Regarding China’s announced target of peaking of carbon dioxide (CO2) emissions around 2030, Lynn Price, Leader of the China Energy Group at Lawrence Berkeley National Laboratory (Berkeley Lab), said: “When we compare China’s 2030 target to the results of a number of recent or ongoing studies of China’s energy and emissions pathways to 2050, this appears to be a relatively ambitious date to achieve a CO2 emissions peak and implies a meaningful effort beyond business-as-usual. An important consideration, though, is the level of CO2 emissions when the peak occurs, which was not included in China’s announcement. Current studies show a range of 12 to 15 GtCO2 (gigatons CO2) between 2038 and 2040 in the baseline scenarios and a range of 10 to 11 GtCO2 between 2025 and 2030 in the ambitious scenarios.”
Regarding China’s pledge to increase the non-fossil fuel share of all energy to around 20 percent by 2030, Nan Zhou, Deputy Group Leader of the China Energy Group, said: ”A number of recent studies show a 20 percent share to be achievable in their continuous effort scenarios, while the more ambitious scenarios indicate a possible a range of 25 to 30 percent non-fossil energy sources by 2030. The Chinese goal of 20 percent most likely reflects caution about the aggressive nuclear growth implied in the non-fossil target as well as issues with accommodation of a large share of renewable resources in China’s electric grid.”
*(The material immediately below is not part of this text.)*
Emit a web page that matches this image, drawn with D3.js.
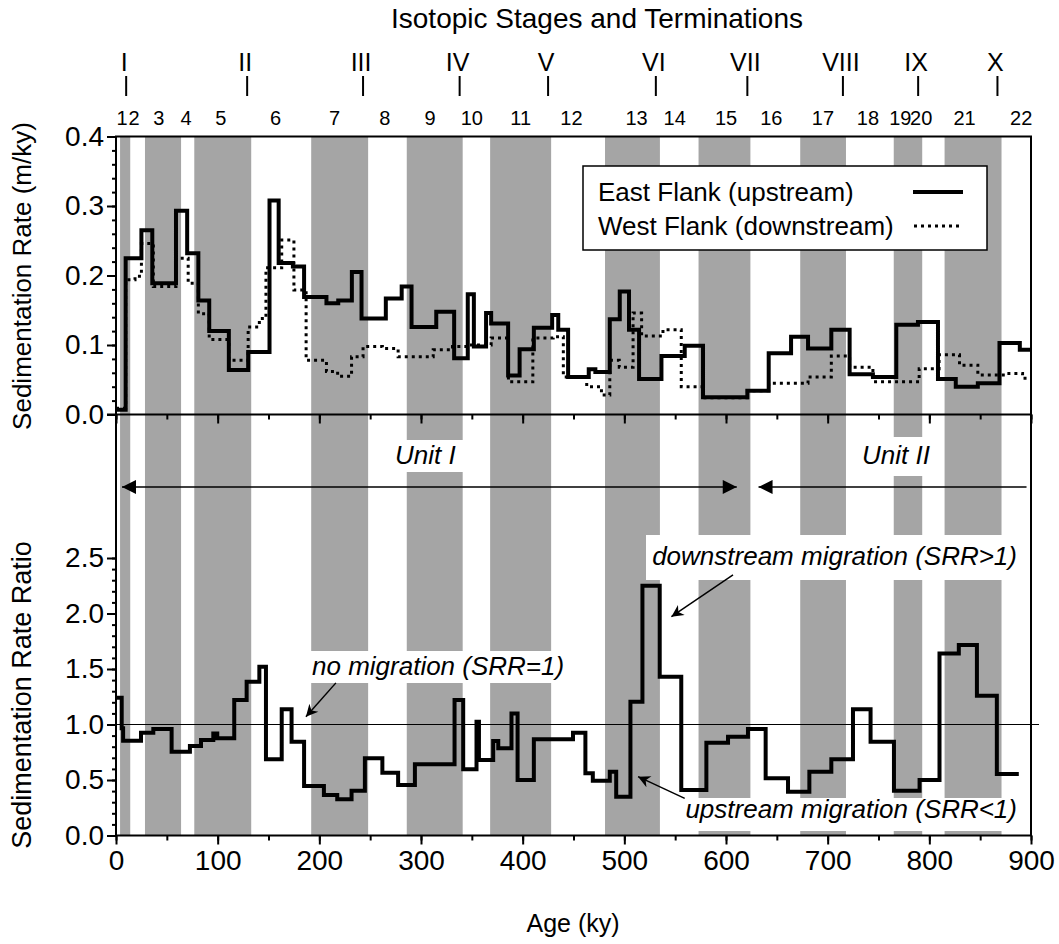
<!DOCTYPE html>
<html>
<head>
<meta charset="utf-8" />
<title>Sedimentation Rate</title>
<script src="https://d3js.org/d3.v7.min.js"></script>
<style>
  body { margin: 0px; background: white; }
  text { font-family: "Liberation Sans", Arial, Helvetica, sans-serif; fill: black; }
  .it { font-style: italic; }
</style>
</head>
<body>
<svg id="chart"></svg>
<script>

var width = 1059;
var height = 944;

// shaded (odd) isotopic stages, ky
var bandStart = [4, 28.5, 77, 192, 286, 368, 481, 573, 673, 765, 815];
var bandEnd   = [14, 64, 133, 248, 341, 428, 535, 624, 718, 793, 871];

// stage numbers and where they sit (ky)
var stageNames = ["1","2","3","4","5","6","7","8","9","10","11","12","13","14","15","16","17","18","19","20","21","22"];
var stageAges  = [5.9, 17.7, 42, 69, 103, 157, 215, 264.5, 309, 350, 398, 448, 512, 549.5, 600, 644.6, 695.4, 739.6, 771.5, 792, 834.6, 890.4];

// terminations
var termNames = ["I","II","III","IV","V","VI","VII","VIII","IX","X"];
var termAges  = [10, 129, 243, 338, 425, 531, 621, 715, 789, 867];

// East Flank (upstream) - step starts (ky) and rates (m/ky)
var eastAge = [0, 9.5, 25, 35.7, 59, 70, 81, 91.7, 111, 130, 151, 160, 174, 185, 207, 218.6, 232, 241.5, 265.4, 281, 290.7,
  315, 332.6, 346, 352, 364, 369, 385.7, 397, 411, 429, 435, 444.7, 465, 471.5, 485.7, 495.5, 504.6, 514.5, 536.5, 559.4,
  577.4, 621, 642, 664, 680.7, 703.6, 721.6, 744.5, 767.5, 788.8, 808.5, 826, 847.7, 869, 889, 900];
var eastRate = [0.007, 0.225, 0.265, 0.189, 0.293, 0.232, 0.164, 0.12, 0.064, 0.09, 0.308, 0.218, 0.213, 0.169, 0.16, 0.164, 0.205, 0.138, 0.167, 0.184, 0.126,
  0.148, 0.081, 0.173, 0.098, 0.146, 0.131, 0.056, 0.094, 0.125, 0.143, 0.122, 0.054, 0.065, 0.061, 0.137, 0.177, 0.122, 0.051, 0.084, 0.099,
  0.025, 0.034, 0.088, 0.112, 0.095, 0.122, 0.058, 0.054, 0.129, 0.133, 0.051, 0.040, 0.045, 0.103, 0.093, 0.093];

// West Flank (downstream)
var westAge = [0, 9.5, 18.7, 25, 36.7, 59, 71, 81, 91.7, 111, 130, 141, 147.5, 163, 175, 187, 207, 218, 231.7, 243, 262, 277.5,
  294, 312, 331, 348, 369, 386, 410, 430, 440, 463, 477.5, 485.7, 495, 508.6, 517, 538, 556, 577.4, 621, 642, 680.7, 703.6,
  721.6, 744.5, 790, 809.6, 829.7, 847.7, 875.6, 891.7, 900];
var westRate = [0.009, 0.194, 0.199, 0.246, 0.184, 0.225, 0.189, 0.145, 0.108, 0.078, 0.126, 0.138, 0.211, 0.251, 0.179, 0.078, 0.062, 0.055, 0.083, 0.098, 0.095, 0.083,
  0.083, 0.093, 0.098, 0.100, 0.110, 0.047, 0.110, 0.112, 0.054, 0.040, 0.028, 0.078, 0.068, 0.146, 0.113, 0.122, 0.040, 0.024, 0.034, 0.045, 0.054, 0.084,
  0.068, 0.047, 0.066, 0.086, 0.071, 0.057, 0.059, 0.052, 0.052];

// Sedimentation rate ratio (west / east)
var srrAge = [0, 5.6, 7, 24.6, 36.7, 54.7, 72.7, 83.6, 95.7, 99.6, 116.3, 128.5, 141, 147.5, 163, 172.7, 185, 204.5, 217.6, 231.7,
  244.8, 262, 277.5, 294, 333, 341.5, 354.6, 357, 371, 376, 389, 395, 411, 449.5, 461.7, 469, 485.7, 492, 506, 517.8, 534.8,
  556, 580.7, 602, 621.6, 639, 661, 682, 703.6, 724.9, 742.2, 765.2, 790.4, 810, 829, 846.8, 866.4, 888];
var srrValue = [1.24, 0.966, 0.854, 0.926, 0.959, 0.755, 0.806, 0.86, 0.92, 0.876, 1.22, 1.386, 1.52, 0.686, 1.137, 0.845, 0.446, 0.365, 0.326, 0.404,
  0.695, 0.566, 0.455, 0.641, 1.22, 0.596, 1.025, 0.68, 0.851, 0.785, 1.10, 0.50, 0.867, 0.926, 0.56, 0.494, 0.575, 0.35, 1.205, 2.25, 1.43,
  0.41, 0.836, 0.89, 0.959, 0.515, 0.395, 0.575, 0.686, 1.137, 0.845, 0.404, 0.50, 1.64, 1.716, 1.26, 0.554, 0.554];

var xTicks = [0, 100, 200, 300, 400, 500, 600, 700, 800, 900];
var topTicks = [0.0, 0.1, 0.2, 0.3, 0.4];
var botTicks = [0.0, 0.5, 1.0, 1.5, 2.0, 2.5];

var svg = d3.select("#chart").attr("width", width).attr("height", height);

var x = d3.scaleLinear().domain([0, 900]).range([116, 1031]);
var yTop = d3.scaleLinear().domain([0, 0.4]).range([414.5, 136.5]);
var yBot = d3.scaleLinear().domain([0, 2.5]).range([835.5, 558]);

var frameTop = 136.5, frameBottom = 835.5, mid = 414.5;
var grey = "#a5a5a5";
var tickFont = 28;

// bands
svg.append("g").selectAll("rect")
  .data(bandStart)
  .enter().append("rect")
  .attr("x", function(d) { return x(d); })
  .attr("width", function(d, i) { return x(bandEnd[i]) - x(d); })
  .attr("y", frameTop)
  .attr("height", frameBottom - frameTop)
  .attr("fill", grey);

// white boxes behind annotation text
var boxes = [
  [390, 440, 73, 32],    // Unit I
  [858, 437, 74, 39],    // Unit II
  [305, 651, 255, 32],   // no migration
  [646, 535, 384, 45],   // downstream
  [680, 798, 350, 33]    // upstream
];
svg.append("g").selectAll("rect")
  .data(boxes)
  .enter().append("rect")
  .attr("x", function(d) { return d[0]; })
  .attr("y", function(d) { return d[1]; })
  .attr("width", function(d) { return d[2]; })
  .attr("height", function(d) { return d[3]; })
  .attr("fill", "white");

// reference line SRR = 1
svg.append("line")
  .attr("x1", x(0)).attr("x2", 1039)
  .attr("y1", yBot(1)).attr("y2", yBot(1))
  .attr("stroke", "black").attr("stroke-width", 1.2);

// axes
function drawY(scale, major, minorStep, x0) {
  var g = svg.append("g").attr("transform", "translate(" + x0 + ",0)");
  var lo = scale.domain()[0], hi = scale.domain()[1];
  var minors = d3.range(lo, hi + minorStep / 2, minorStep);
  g.call(d3.axisLeft(scale).tickValues(minors).tickSize(4).tickFormat(""));
  g.select(".domain").remove();
  var g2 = svg.append("g").attr("transform", "translate(" + x0 + ",0)");
  g2.call(d3.axisLeft(scale).tickValues(major).tickSize(9).tickPadding(3)
    .tickFormat(d3.format(".1f")));
  g2.select(".domain").remove();
  g2.selectAll("text").attr("font-size", tickFont).attr("font-family", "Liberation Sans, Arial, sans-serif");
  svg.selectAll(".tick line").attr("stroke-width", 2);
}
drawY(yTop, topTicks, 0.02, x(0));
drawY(yBot, botTicks, 0.1, x(0));

function drawX(y0, labels) {
  var minor = d3.range(0, 901, 50);
  var g = svg.append("g").attr("transform", "translate(0," + y0 + ")");
  g.call(d3.axisBottom(x).tickValues(minor).tickSize(5).tickFormat(""));
  g.select(".domain").remove();
  var g2 = svg.append("g").attr("transform", "translate(0," + y0 + ")");
  g2.call(d3.axisBottom(x).tickValues(xTicks).tickSize(9).tickPadding(6)
    .tickFormat(labels ? d3.format("d") : ""));
  g2.select(".domain").remove();
  g2.selectAll("text").attr("font-size", tickFont).attr("font-family", "Liberation Sans, Arial, sans-serif");
  svg.selectAll(".tick line").attr("stroke-width", 2);
}
drawX(mid, false);
drawX(frameBottom, true);

// frame and middle axis line
svg.append("rect")
  .attr("x", x(0)).attr("y", frameTop)
  .attr("width", x(900) - x(0)).attr("height", frameBottom - frameTop)
  .attr("fill", "none").attr("stroke", "black").attr("stroke-width", 2);
svg.append("line")
  .attr("x1", 107).attr("x2", x(900))
  .attr("y1", mid).attr("y2", mid)
  .attr("stroke", "black").attr("stroke-width", 2);

// step lines
function stepPts(ages, vals) {
  return ages.map(function(a, i) { return [a, vals[i]]; });
}
var lineTop = d3.line()
  .x(function(d) { return x(d[0]); })
  .y(function(d) { return yTop(d[1]); })
  .curve(d3.curveStepAfter);
var lineBot = d3.line()
  .x(function(d) { return x(d[0]); })
  .y(function(d) { return yBot(d[1]); })
  .curve(d3.curveStepAfter);

svg.append("path")
  .attr("d", lineTop(stepPts(westAge, westRate)))
  .attr("fill", "none").attr("stroke", "black")
  .attr("stroke-width", 3).attr("stroke-dasharray", "3,4");
svg.append("path")
  .attr("d", lineTop(stepPts(eastAge, eastRate)))
  .attr("fill", "none").attr("stroke", "black")
  .attr("stroke-width", 4).attr("stroke-linejoin", "miter");
svg.append("path")
  .attr("d", lineBot(stepPts(srrAge, srrValue)))
  .attr("fill", "none").attr("stroke", "black")
  .attr("stroke-width", 4).attr("stroke-linejoin", "miter");

// legend
var leg = svg.append("g");
leg.append("rect")
  .attr("x", 583).attr("y", 166).attr("width", 404).attr("height", 84)
  .attr("fill", "white").attr("stroke", "black").attr("stroke-width", 1.5);
leg.append("text").attr("x", 598).attr("y", 201).attr("font-size", 26).text("East Flank (upstream)");
leg.append("text").attr("x", 598).attr("y", 235).attr("font-size", 26).text("West Flank (downstream)");
leg.append("line").attr("x1", 913).attr("x2", 963).attr("y1", 192).attr("y2", 192)
  .attr("stroke", "black").attr("stroke-width", 4);
leg.append("line").attr("x1", 914).attr("x2", 963).attr("y1", 226).attr("y2", 226)
  .attr("stroke", "black").attr("stroke-width", 3).attr("stroke-dasharray", "3,4");

// top labels
svg.append("text").attr("x", 597).attr("y", 28).attr("text-anchor", "middle")
  .attr("font-size", 28).text("Isotopic Stages and Terminations");

svg.append("g").selectAll("text")
  .data(stageNames)
  .enter().append("text")
  .attr("x", function(d, i) { return x(stageAges[i]); })
  .attr("y", 125)
  .attr("text-anchor", "middle")
  .attr("font-size", 20)
  .text(function(d) { return d; });

var term = svg.append("g").selectAll("g")
  .data(termNames)
  .enter().append("g");
term.append("text")
  .attr("x", function(d, i) { return x(termAges[i]) - 2; })
  .attr("y", 71)
  .attr("text-anchor", "middle")
  .attr("font-size", 25)
  .text(function(d) { return d; });
term.append("line")
  .attr("x1", function(d, i) { return x(termAges[i]); })
  .attr("x2", function(d, i) { return x(termAges[i]); })
  .attr("y1", 76).attr("y2", 96)
  .attr("stroke", "black").attr("stroke-width", 2);

// axis titles
svg.append("text").attr("x", 573).attr("y", 932).attr("text-anchor", "middle")
  .attr("font-size", 25).text("Age (ky)");
svg.append("text").attr("transform", "translate(31,276) rotate(-90)")
  .attr("text-anchor", "middle").attr("font-size", 26).text("Sedimentation Rate (m/ky)");
svg.append("text").attr("transform", "translate(31,695) rotate(-90)")
  .attr("text-anchor", "middle").attr("font-size", 27).text("Sedimentation Rate Ratio");

// arrows
var defs = svg.append("defs");
defs.append("marker")
  .attr("id", "head").attr("viewBox", "0 0 10 10")
  .attr("refX", 10).attr("refY", 5)
  .attr("markerWidth", 20).attr("markerHeight", 14)
  .attr("markerUnits", "userSpaceOnUse")
  .attr("orient", "auto-start-reverse")
  .append("path").attr("d", "M0,0 L10,5 L0,10 Z").attr("fill", "black");
defs.append("marker")
  .attr("id", "headS").attr("viewBox", "0 0 10 10")
  .attr("refX", 10).attr("refY", 5)
  .attr("markerWidth", 20).attr("markerHeight", 12)
  .attr("markerUnits", "userSpaceOnUse")
  .attr("orient", "auto")
  .append("path").attr("d", "M0,0 L10,5 L0,10 L3,5 Z").attr("fill", "black");

var unitY = yBot(3.14);
svg.append("line")
  .attr("x1", x(5.9)).attr("x2", x(610.6)).attr("y1", unitY).attr("y2", unitY)
  .attr("stroke", "black").attr("stroke-width", 1.5)
  .attr("marker-start", "url(#head)").attr("marker-end", "url(#head)");
svg.append("line")
  .attr("x1", x(895.6)).attr("x2", x(632)).attr("y1", unitY).attr("y2", unitY)
  .attr("stroke", "black").attr("stroke-width", 1.5)
  .attr("marker-end", "url(#head)");

var callouts = [
  [216.3, 1.375, 186.8, 1.07],
  [606.9, 2.347, 546.3, 1.971],
  [559.4, 0.335, 513.5, 0.53]
];
svg.append("g").selectAll("line")
  .data(callouts)
  .enter().append("line")
  .attr("x1", function(d) { return x(d[0]); })
  .attr("y1", function(d) { return yBot(d[1]); })
  .attr("x2", function(d) { return x(d[2]); })
  .attr("y2", function(d) { return yBot(d[3]); })
  .attr("stroke", "black").attr("stroke-width", 1.5)
  .attr("marker-end", "url(#headS)");

svg.append("text").attr("class", "it").attr("x", 395).attr("y", 464)
  .attr("font-size", 26).text("Unit I");
svg.append("text").attr("class", "it").attr("x", 862).attr("y", 464)
  .attr("font-size", 26).text("Unit II");
svg.append("text").attr("class", "it").attr("x", 312).attr("y", 675)
  .attr("font-size", 26).text("no migration (SRR=1)");
svg.append("text").attr("class", "it").attr("x", 1017).attr("y", 565)
  .attr("text-anchor", "end").attr("font-size", 26).text("downstream migration (SRR>1)");
svg.append("text").attr("class", "it").attr("x", 1017).attr("y", 818)
  .attr("text-anchor", "end").attr("font-size", 26).text("upstream migration (SRR<1)");

</script>
</body>
</html>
In 2011, Berkeley Lab’s China Energy Group published one of the first studies to foresee a peak in China’s CO2 emissions, China’s Energy and Carbon Emissions Outlook to 2050. The Group is currently participating in new 2050 study in collaboration with China’s Energy Research Institute, the Rocky Mountain Institute, and Energy Foundation China. Results of that study, called Reinventing Fire: China, will be released in April 2015.